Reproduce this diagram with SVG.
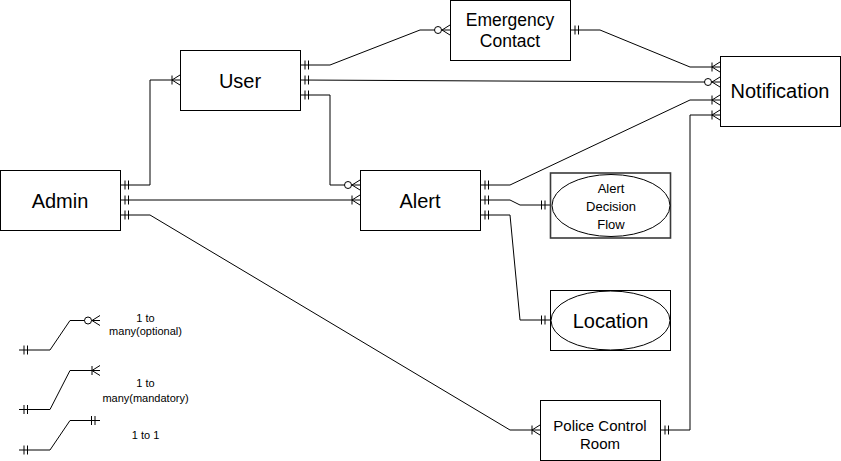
<svg xmlns="http://www.w3.org/2000/svg" width="841" height="461" viewBox="0 0 841 461">
<style>
.ent{fill:#fff;stroke:#000;stroke-width:1}
.lbl{font-family:"Liberation Sans",Arial,Helvetica,sans-serif;fill:#000;text-anchor:middle}
.conn path{fill:none;stroke:#000;stroke-width:1}
.mk{fill:none;stroke:#000;stroke-width:1}
</style>
<defs>
<marker id="one" markerUnits="userSpaceOnUse" viewBox="-20 -8 22 16" refX="0" refY="0" markerWidth="22" markerHeight="16" orient="auto-start-reverse" overflow="visible">
<path class="mk" d="M-5,-4.5V4.5M-8.5,-4.5V4.5"/>
</marker>
<marker id="many" markerUnits="userSpaceOnUse" viewBox="-20 -8 22 16" refX="0" refY="0" markerWidth="22" markerHeight="16" orient="auto-start-reverse" overflow="visible">
<path class="mk" d="M-8,0L0,-5M-8,0L0,5M-8,-4.5V4.5"/>
</marker>
<marker id="zmany" markerUnits="userSpaceOnUse" viewBox="-20 -8 22 16" refX="0" refY="0" markerWidth="22" markerHeight="16" orient="auto-start-reverse" overflow="visible">
<path class="mk" d="M-8,0L0,-5M-8,0L0,5"/>
<circle cx="-12" cy="0" r="3.5" fill="#fff" stroke="#000" stroke-width="1"/>
</marker>
</defs>
<rect width="841" height="461" fill="#fff"/>

<g class="conn" id="connectors">
<path d="M120,185H150V80H180" marker-start="url(#one)" marker-end="url(#many)"/>
<path d="M120,200H360" marker-start="url(#one)" marker-end="url(#many)"/>
<path d="M120,215H150L510,430H540" marker-start="url(#one)" marker-end="url(#many)"/>
<path d="M300,65H330L420,30H450" marker-start="url(#one)" marker-end="url(#zmany)"/>
<path d="M300,80L690,82H720" marker-start="url(#one)" marker-end="url(#zmany)"/>
<path d="M300,95H330V185H360" marker-start="url(#one)" marker-end="url(#zmany)"/>
<path d="M570,30H600L690,67H720" marker-start="url(#one)" marker-end="url(#many)"/>
<path d="M480,185H510L690,100H720" marker-start="url(#one)" marker-end="url(#many)"/>
<path d="M480,200H510L520,205H550" marker-start="url(#one)" marker-end="url(#one)"/>
<path d="M480,215H510L520,320H550" marker-start="url(#one)" marker-end="url(#one)"/>
<path d="M660,430H690V115H720" marker-start="url(#one)" marker-end="url(#many)"/>
</g>

<g id="admin"><rect class="ent" x="0.5" y="170.5" width="120" height="60"/><text class="lbl" x="60" y="207.5" font-size="20">Admin</text></g>
<g id="user"><rect class="ent" x="180.5" y="50.5" width="120" height="60"/><text class="lbl" x="240" y="87.5" font-size="20">User</text></g>
<g id="emergency-contact"><rect class="ent" x="450.5" y="0.5" width="120" height="60"/><text class="lbl" x="510" y="26" font-size="17.5">Emergency</text><text class="lbl" x="510" y="46.5" font-size="17.5">Contact</text></g>
<g id="notification"><rect class="ent" x="720.5" y="56.5" width="120" height="70"/><text class="lbl" x="780" y="98" font-size="20">Notification</text></g>
<g id="alert"><rect class="ent" x="360.5" y="170.5" width="120" height="60"/><text class="lbl" x="420" y="207.5" font-size="20">Alert</text></g>
<g id="alert-decision-flow"><rect x="550.5" y="173" width="120" height="65" fill="#fff" stroke="#3a3a3a" stroke-width="1.6"/><ellipse class="ent" cx="611" cy="205.5" rx="59" ry="31"/><text class="lbl" x="611" y="193" font-size="13">Alert</text><text class="lbl" x="611" y="210.5" font-size="13">Decision</text><text class="lbl" x="611" y="228.5" font-size="13">Flow</text></g>
<g id="location"><rect class="ent" x="550.5" y="290.5" width="120" height="60"/><ellipse class="ent" cx="610.5" cy="320.5" rx="59.5" ry="29.5"/><text class="lbl" x="610.5" y="327.5" font-size="20">Location</text></g>
<g id="police-control-room"><rect class="ent" x="540.5" y="400.5" width="120" height="60"/><text class="lbl" x="600" y="431" font-size="15">Police Control</text><text class="lbl" x="600" y="449" font-size="15">Room</text></g>

<g class="conn" id="legend">
<path d="M19,350H50L70,320.5H100" marker-start="url(#one)" marker-end="url(#zmany)"/>
<path d="M19,409.5H50L70,370.5H100" marker-start="url(#one)" marker-end="url(#many)"/>
<path d="M19,450H50L70,420.5H100" marker-start="url(#one)" marker-end="url(#one)"/>
</g>
<g id="legend-text">
<text class="lbl" x="145.5" y="321.5" font-size="11">1 to</text>
<text class="lbl" x="145.5" y="335" font-size="11">many(optional)</text>
<text class="lbl" x="145.5" y="386.5" font-size="11">1 to</text>
<text class="lbl" x="145.5" y="401.5" font-size="11">many(mandatory)</text>
<text class="lbl" x="145.5" y="438.5" font-size="11">1 to 1</text>
</g>
</svg>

THE EXERCISE | Skip every picture and transcribe the data above exactly.

WRITTEN REPLY |
Reproduce this diagram with SVG.
<svg xmlns="http://www.w3.org/2000/svg" width="841" height="461" viewBox="0 0 841 461">
<style>
.ent{fill:#fff;stroke:#000;stroke-width:1}
.lbl{font-family:"Liberation Sans",Arial,Helvetica,sans-serif;fill:#000;text-anchor:middle}
.conn path{fill:none;stroke:#000;stroke-width:1}
.mk{fill:none;stroke:#000;stroke-width:1}
</style>
<defs>
<marker id="one" markerUnits="userSpaceOnUse" viewBox="-20 -8 22 16" refX="0" refY="0" markerWidth="22" markerHeight="16" orient="auto-start-reverse" overflow="visible">
<path class="mk" d="M-5,-4.5V4.5M-8.5,-4.5V4.5"/>
</marker>
<marker id="many" markerUnits="userSpaceOnUse" viewBox="-20 -8 22 16" refX="0" refY="0" markerWidth="22" markerHeight="16" orient="auto-start-reverse" overflow="visible">
<path class="mk" d="M-8,0L0,-5M-8,0L0,5M-8,-4.5V4.5"/>
</marker>
<marker id="zmany" markerUnits="userSpaceOnUse" viewBox="-20 -8 22 16" refX="0" refY="0" markerWidth="22" markerHeight="16" orient="auto-start-reverse" overflow="visible">
<path class="mk" d="M-8,0L0,-5M-8,0L0,5"/>
<circle cx="-12" cy="0" r="3.5" fill="#fff" stroke="#000" stroke-width="1"/>
</marker>
</defs>
<rect width="841" height="461" fill="#fff"/>

<g class="conn" id="connectors">
<path d="M120,185H150V80H180" marker-start="url(#one)" marker-end="url(#many)"/>
<path d="M120,200H360" marker-start="url(#one)" marker-end="url(#many)"/>
<path d="M120,215H150L510,430H540" marker-start="url(#one)" marker-end="url(#many)"/>
<path d="M300,65H330L420,30H450" marker-start="url(#one)" marker-end="url(#zmany)"/>
<path d="M300,80L690,82H720" marker-start="url(#one)" marker-end="url(#zmany)"/>
<path d="M300,95H330V185H360" marker-start="url(#one)" marker-end="url(#zmany)"/>
<path d="M570,30H600L690,67H720" marker-start="url(#one)" marker-end="url(#many)"/>
<path d="M480,185H510L690,100H720" marker-start="url(#one)" marker-end="url(#many)"/>
<path d="M480,200H510L520,205H550" marker-start="url(#one)" marker-end="url(#one)"/>
<path d="M480,215H510L520,320H550" marker-start="url(#one)" marker-end="url(#one)"/>
<path d="M660,430H690V115H720" marker-start="url(#one)" marker-end="url(#many)"/>
</g>

<g id="admin"><rect class="ent" x="0.5" y="170.5" width="120" height="60"/><text class="lbl" x="60" y="207.5" font-size="20">Admin</text></g>
<g id="user"><rect class="ent" x="180.5" y="50.5" width="120" height="60"/><text class="lbl" x="240" y="87.5" font-size="20">User</text></g>
<g id="emergency-contact"><rect class="ent" x="450.5" y="0.5" width="120" height="60"/><text class="lbl" x="510" y="26" font-size="17.5">Emergency</text><text class="lbl" x="510" y="46.5" font-size="17.5">Contact</text></g>
<g id="notification"><rect class="ent" x="720.5" y="56.5" width="120" height="70"/><text class="lbl" x="780" y="98" font-size="20">Notification</text></g>
<g id="alert"><rect class="ent" x="360.5" y="170.5" width="120" height="60"/><text class="lbl" x="420" y="207.5" font-size="20">Alert</text></g>
<g id="alert-decision-flow"><rect x="550.5" y="173" width="120" height="65" fill="#fff" stroke="#3a3a3a" stroke-width="1.6"/><ellipse class="ent" cx="611" cy="205.5" rx="59" ry="31"/><text class="lbl" x="611" y="193" font-size="13">Alert</text><text class="lbl" x="611" y="210.5" font-size="13">Decision</text><text class="lbl" x="611" y="228.5" font-size="13">Flow</text></g>
<g id="location"><rect class="ent" x="550.5" y="290.5" width="120" height="60"/><ellipse class="ent" cx="610.5" cy="320.5" rx="59.5" ry="29.5"/><text class="lbl" x="610.5" y="327.5" font-size="20">Location</text></g>
<g id="police-control-room"><rect class="ent" x="540.5" y="400.5" width="120" height="60"/><text class="lbl" x="600" y="431" font-size="15">Police Control</text><text class="lbl" x="600" y="449" font-size="15">Room</text></g>

<g class="conn" id="legend">
<path d="M19,350H50L70,320.5H100" marker-start="url(#one)" marker-end="url(#zmany)"/>
<path d="M19,409.5H50L70,370.5H100" marker-start="url(#one)" marker-end="url(#many)"/>
<path d="M19,450H50L70,420.5H100" marker-start="url(#one)" marker-end="url(#one)"/>
</g>
<g id="legend-text">
<text class="lbl" x="145.5" y="321.5" font-size="11">1 to</text>
<text class="lbl" x="145.5" y="335" font-size="11">many(optional)</text>
<text class="lbl" x="145.5" y="386.5" font-size="11">1 to</text>
<text class="lbl" x="145.5" y="401.5" font-size="11">many(mandatory)</text>
<text class="lbl" x="145.5" y="438.5" font-size="11">1 to 1</text>
</g>
</svg>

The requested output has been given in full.